The dipole moment of AuH

Abstract

A finite-field perturbation approach is used to study the relativistic and relativistic-correlation contributions to electric properties of AuH. The relativistic terms in the molecular Hamiltonian are approximated by the so-called Cowan–Griffin perturbation operator whose first-order contributions are evaluated in a large basis set of Gaussian functions. The electron correlation contribution is accounted for by using the many body perturbation theory methods.

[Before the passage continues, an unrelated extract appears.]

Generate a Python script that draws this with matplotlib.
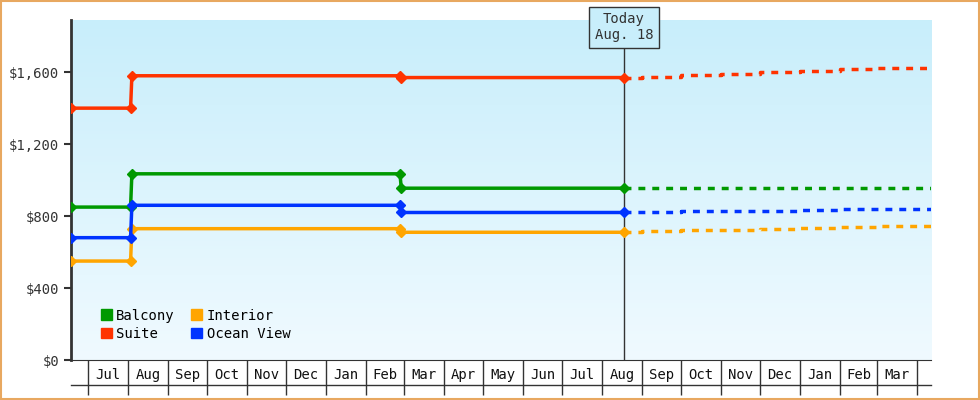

Both the relativistic and electron correlation effects as well as the mixed relativistic-correlation contributions are shown to be important in accurate predictions of the dipole moment of AuH. According to the present study the dipole moment of the 1Σ+ ground electronic state of AuH calculated at the experimental equilibrium bond distance of 2.880 bohr is found to be in the range between 0.6–0.7 a.u. The quadrupole moment of AuH is shown to have positive sign in the relativistic-correlated treatment while its negative value is predicted in nonrelativistic calculations. The parallel component of the dipole polarizability tensor is found to be equal to about 44. a.u. It is also shown that the electric property values of AuH are strongly affected by the electron correlation effects involving the next-to-valence shell of the Au atom. The valence approximation gives quite unrealistic results for both the electron correlation and relativistic contributions to electric properties of AuH.